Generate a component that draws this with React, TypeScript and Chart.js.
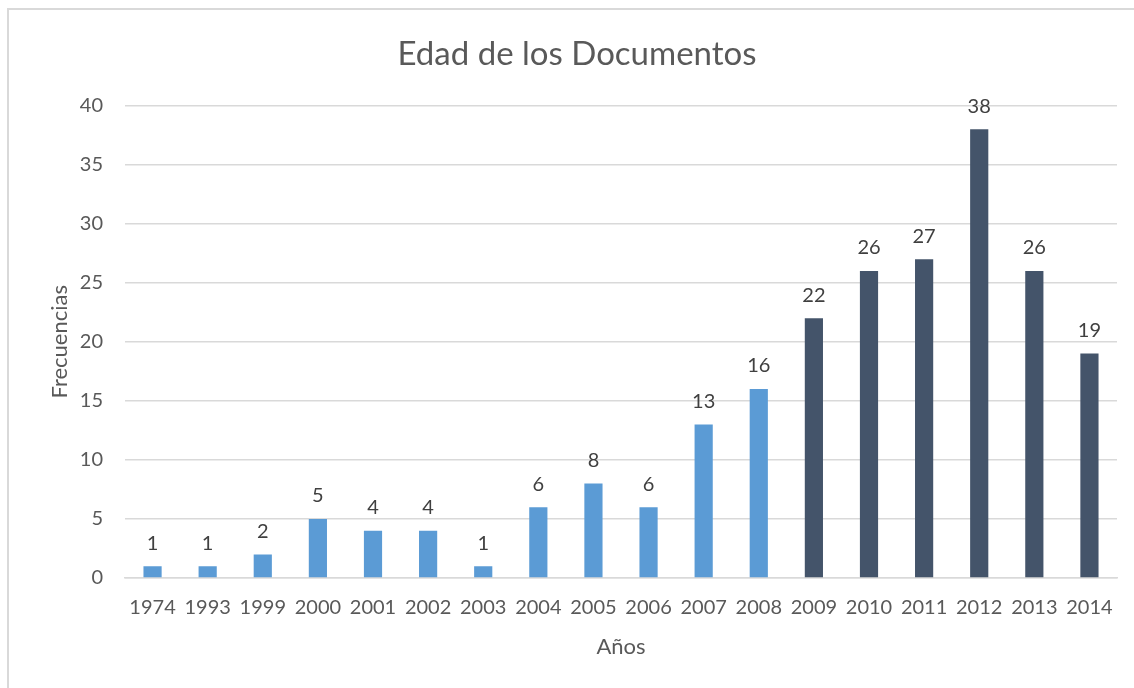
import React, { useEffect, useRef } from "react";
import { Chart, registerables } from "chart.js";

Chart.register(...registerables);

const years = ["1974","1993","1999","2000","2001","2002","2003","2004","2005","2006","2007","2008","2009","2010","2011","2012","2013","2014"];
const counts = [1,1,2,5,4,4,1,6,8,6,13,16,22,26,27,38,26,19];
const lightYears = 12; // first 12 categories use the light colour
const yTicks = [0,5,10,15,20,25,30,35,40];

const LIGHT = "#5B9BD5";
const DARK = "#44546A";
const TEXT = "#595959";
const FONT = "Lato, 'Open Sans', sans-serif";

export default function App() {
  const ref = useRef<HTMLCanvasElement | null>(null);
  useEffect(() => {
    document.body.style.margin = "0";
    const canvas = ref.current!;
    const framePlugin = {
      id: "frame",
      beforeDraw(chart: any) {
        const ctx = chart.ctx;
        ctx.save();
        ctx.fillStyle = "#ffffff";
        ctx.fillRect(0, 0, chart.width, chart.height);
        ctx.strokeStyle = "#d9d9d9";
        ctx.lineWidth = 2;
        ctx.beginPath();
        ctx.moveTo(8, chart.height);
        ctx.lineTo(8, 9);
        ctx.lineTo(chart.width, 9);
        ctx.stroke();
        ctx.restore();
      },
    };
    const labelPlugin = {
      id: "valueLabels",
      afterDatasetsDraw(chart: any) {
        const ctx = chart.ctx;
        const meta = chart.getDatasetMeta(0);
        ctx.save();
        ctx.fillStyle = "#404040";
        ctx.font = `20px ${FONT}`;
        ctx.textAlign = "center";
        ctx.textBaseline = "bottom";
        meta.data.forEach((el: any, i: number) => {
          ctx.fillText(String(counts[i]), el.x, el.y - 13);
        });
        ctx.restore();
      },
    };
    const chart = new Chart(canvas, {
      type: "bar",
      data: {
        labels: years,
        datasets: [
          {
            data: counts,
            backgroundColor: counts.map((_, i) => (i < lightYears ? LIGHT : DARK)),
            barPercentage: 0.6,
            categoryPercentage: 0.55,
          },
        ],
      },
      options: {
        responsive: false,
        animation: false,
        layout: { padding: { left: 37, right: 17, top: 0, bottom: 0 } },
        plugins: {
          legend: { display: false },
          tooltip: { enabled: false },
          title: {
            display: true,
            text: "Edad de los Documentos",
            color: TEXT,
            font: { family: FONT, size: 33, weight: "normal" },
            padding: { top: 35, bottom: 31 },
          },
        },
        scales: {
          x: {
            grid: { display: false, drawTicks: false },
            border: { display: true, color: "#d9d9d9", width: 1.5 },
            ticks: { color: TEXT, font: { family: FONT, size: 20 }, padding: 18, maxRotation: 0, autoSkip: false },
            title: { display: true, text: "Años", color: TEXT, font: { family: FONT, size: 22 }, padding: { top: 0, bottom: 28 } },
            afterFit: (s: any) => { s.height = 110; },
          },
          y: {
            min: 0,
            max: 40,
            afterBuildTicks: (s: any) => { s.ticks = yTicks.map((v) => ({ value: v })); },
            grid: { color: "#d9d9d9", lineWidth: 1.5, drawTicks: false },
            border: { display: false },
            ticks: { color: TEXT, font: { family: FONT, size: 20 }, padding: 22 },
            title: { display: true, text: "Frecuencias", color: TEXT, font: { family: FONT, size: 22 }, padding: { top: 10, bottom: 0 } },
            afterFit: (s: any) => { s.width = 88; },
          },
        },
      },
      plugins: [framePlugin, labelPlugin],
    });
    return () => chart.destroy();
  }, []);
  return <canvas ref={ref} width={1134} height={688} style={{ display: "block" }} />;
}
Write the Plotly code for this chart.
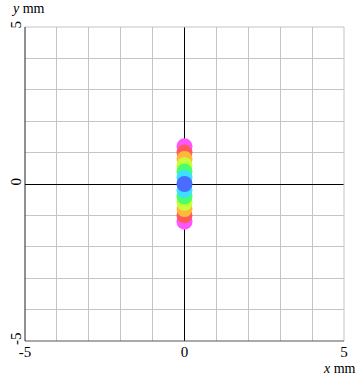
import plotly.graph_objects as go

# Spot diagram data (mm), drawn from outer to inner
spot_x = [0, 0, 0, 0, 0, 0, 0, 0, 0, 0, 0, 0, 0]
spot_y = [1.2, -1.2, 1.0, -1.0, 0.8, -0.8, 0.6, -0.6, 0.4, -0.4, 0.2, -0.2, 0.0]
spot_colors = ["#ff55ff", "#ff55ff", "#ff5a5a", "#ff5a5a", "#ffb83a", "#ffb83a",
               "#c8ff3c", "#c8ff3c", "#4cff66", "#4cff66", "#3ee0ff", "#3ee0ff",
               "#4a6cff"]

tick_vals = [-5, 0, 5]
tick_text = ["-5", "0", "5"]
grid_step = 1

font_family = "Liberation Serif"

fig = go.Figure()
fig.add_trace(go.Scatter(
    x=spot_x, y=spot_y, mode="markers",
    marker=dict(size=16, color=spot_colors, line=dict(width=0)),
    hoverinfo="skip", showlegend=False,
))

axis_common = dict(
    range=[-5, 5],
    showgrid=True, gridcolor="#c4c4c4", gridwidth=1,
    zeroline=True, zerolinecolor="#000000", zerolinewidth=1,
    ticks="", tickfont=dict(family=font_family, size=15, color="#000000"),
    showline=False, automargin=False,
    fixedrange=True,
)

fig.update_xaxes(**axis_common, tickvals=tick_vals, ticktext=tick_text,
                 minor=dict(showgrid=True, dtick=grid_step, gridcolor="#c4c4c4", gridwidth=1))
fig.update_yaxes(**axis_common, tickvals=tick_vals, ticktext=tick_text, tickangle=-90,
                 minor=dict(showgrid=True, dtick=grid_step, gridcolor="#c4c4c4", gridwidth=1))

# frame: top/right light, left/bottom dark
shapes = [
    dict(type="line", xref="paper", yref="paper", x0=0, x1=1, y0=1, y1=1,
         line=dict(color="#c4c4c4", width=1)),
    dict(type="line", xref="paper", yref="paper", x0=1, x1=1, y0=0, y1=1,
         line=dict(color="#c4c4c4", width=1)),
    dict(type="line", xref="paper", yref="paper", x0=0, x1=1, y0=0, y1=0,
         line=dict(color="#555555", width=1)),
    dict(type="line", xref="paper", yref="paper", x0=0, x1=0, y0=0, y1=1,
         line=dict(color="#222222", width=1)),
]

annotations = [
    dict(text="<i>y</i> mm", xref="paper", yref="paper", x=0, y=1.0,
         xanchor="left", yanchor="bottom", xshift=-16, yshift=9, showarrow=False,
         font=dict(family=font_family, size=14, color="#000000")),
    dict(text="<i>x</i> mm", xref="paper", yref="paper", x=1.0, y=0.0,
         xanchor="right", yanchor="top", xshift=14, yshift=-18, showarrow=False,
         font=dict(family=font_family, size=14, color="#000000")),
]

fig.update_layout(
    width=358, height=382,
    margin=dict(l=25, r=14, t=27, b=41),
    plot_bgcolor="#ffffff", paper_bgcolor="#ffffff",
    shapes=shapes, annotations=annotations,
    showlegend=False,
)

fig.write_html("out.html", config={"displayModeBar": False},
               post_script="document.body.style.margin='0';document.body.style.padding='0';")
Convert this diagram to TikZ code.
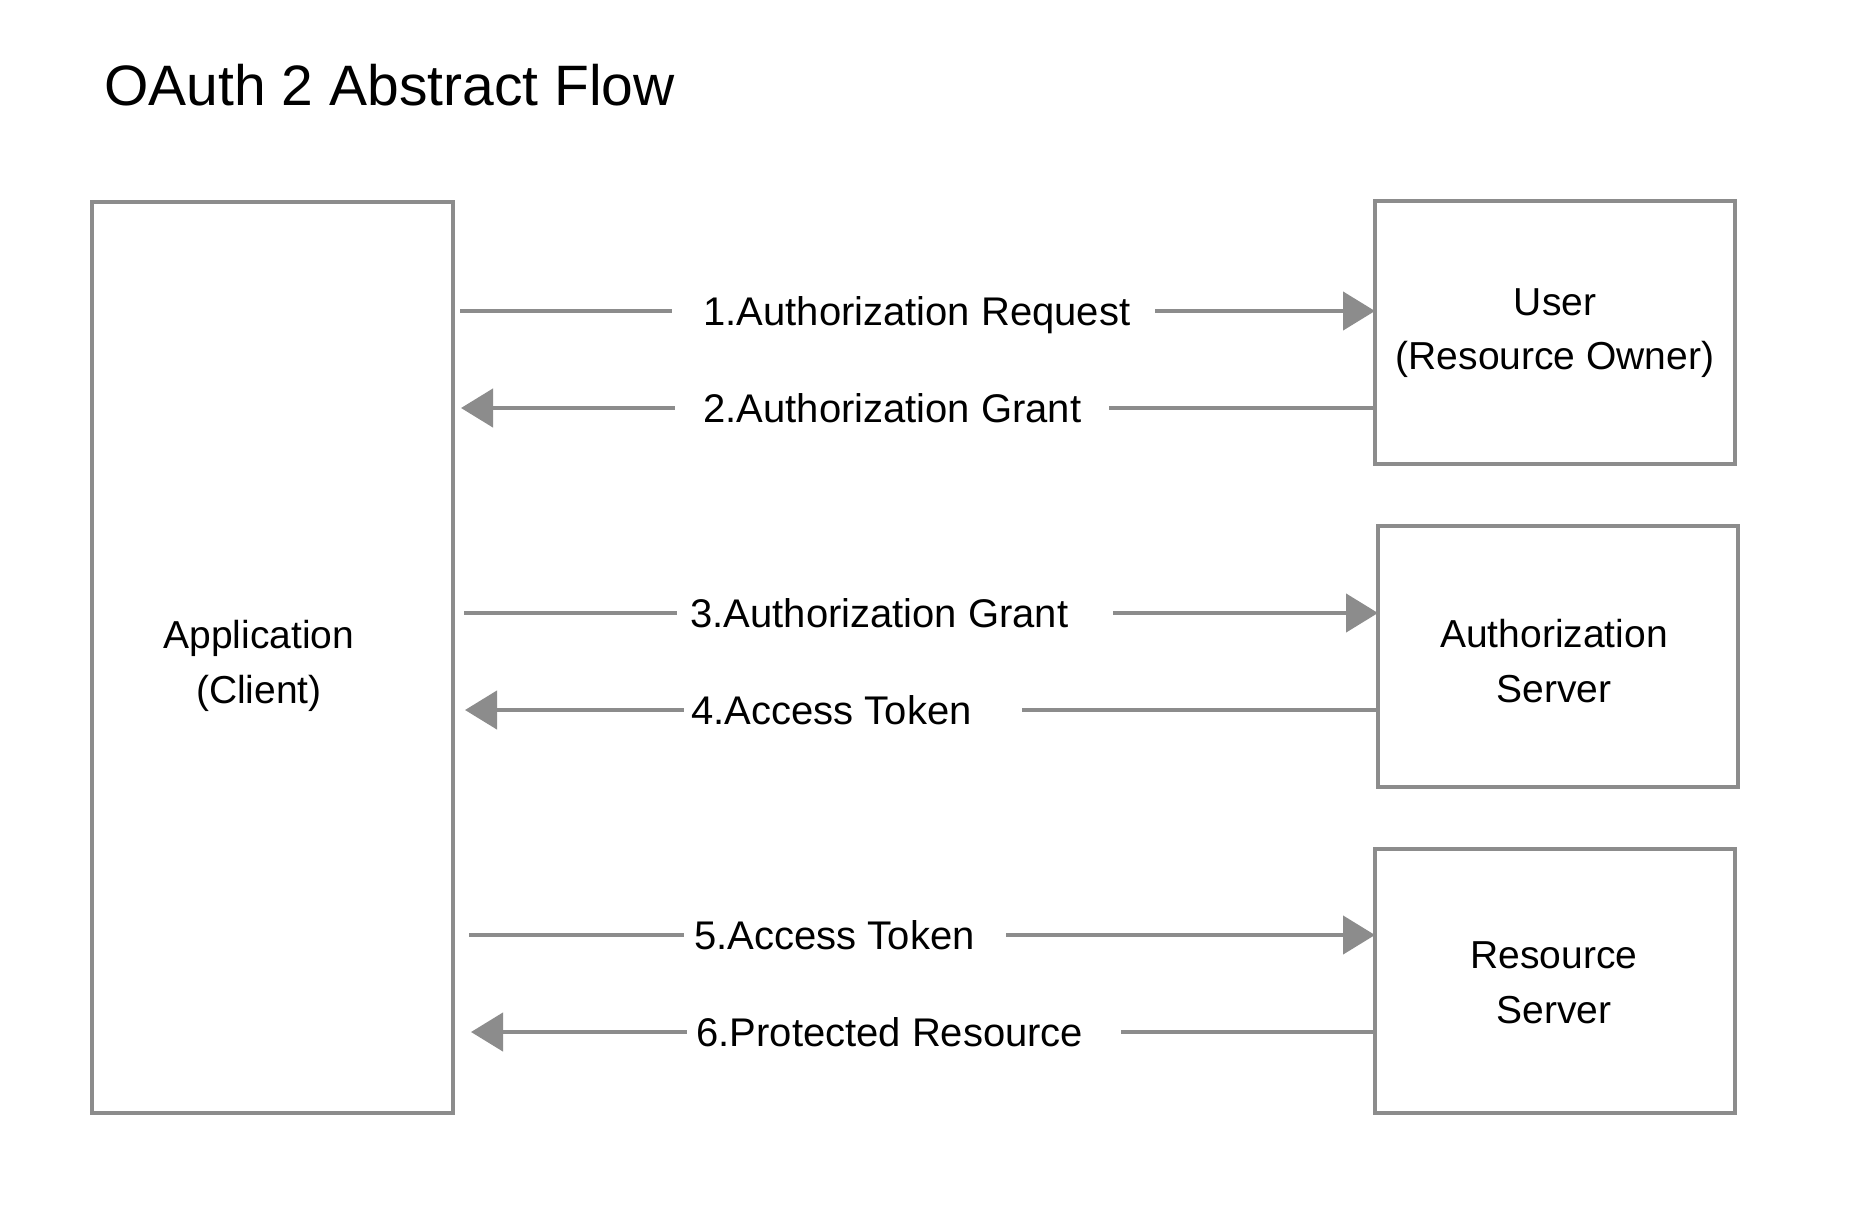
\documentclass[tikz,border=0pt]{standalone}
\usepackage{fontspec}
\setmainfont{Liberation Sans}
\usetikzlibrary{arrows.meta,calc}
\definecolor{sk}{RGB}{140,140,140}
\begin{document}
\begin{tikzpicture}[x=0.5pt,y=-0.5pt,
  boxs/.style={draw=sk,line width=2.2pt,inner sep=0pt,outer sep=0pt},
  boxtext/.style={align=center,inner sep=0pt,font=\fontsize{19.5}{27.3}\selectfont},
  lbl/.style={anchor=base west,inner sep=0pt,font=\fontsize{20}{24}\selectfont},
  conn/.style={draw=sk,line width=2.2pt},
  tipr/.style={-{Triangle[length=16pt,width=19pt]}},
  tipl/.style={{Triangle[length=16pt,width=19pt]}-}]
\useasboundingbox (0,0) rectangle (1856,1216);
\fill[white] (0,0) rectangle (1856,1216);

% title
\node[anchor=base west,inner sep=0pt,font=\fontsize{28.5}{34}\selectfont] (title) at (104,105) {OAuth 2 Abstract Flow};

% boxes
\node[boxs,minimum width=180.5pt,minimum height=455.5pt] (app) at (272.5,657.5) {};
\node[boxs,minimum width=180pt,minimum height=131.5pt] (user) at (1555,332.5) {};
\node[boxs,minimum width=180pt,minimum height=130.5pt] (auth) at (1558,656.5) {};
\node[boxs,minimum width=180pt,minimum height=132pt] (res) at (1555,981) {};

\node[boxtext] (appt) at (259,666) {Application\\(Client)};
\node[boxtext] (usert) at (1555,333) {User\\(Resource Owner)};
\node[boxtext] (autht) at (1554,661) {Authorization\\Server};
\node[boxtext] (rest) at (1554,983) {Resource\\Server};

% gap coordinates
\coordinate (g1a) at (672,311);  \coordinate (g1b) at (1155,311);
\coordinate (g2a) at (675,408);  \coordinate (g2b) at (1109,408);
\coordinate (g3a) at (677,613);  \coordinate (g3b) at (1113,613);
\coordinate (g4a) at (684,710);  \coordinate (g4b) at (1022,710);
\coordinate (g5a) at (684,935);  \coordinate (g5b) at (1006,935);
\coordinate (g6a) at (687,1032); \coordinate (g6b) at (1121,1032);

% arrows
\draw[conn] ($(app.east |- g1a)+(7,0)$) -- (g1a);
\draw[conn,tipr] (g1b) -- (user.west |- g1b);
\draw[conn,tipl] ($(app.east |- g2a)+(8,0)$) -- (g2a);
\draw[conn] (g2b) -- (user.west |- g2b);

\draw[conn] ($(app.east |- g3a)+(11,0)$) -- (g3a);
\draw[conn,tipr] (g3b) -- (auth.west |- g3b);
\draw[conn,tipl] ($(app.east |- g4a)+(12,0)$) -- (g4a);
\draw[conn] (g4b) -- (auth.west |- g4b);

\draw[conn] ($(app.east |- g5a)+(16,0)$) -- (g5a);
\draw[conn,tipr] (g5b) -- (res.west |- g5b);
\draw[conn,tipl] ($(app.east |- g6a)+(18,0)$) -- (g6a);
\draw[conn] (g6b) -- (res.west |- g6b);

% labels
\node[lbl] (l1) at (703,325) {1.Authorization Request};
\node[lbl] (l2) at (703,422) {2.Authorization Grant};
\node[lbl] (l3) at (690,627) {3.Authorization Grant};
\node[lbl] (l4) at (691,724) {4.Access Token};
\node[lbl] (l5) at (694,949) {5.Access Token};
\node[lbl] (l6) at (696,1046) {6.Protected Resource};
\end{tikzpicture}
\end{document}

# PROBLEM STATEMENT
Can you give again only the lines between the one containing "Write the Plotly code for this chart." and the one containing "import plotly.graph_objects as go", counting both, exactly as they appear and without any pictures?

# FINISHED ANSWER
Write the Plotly code for this chart.
import plotly.graph_objects as go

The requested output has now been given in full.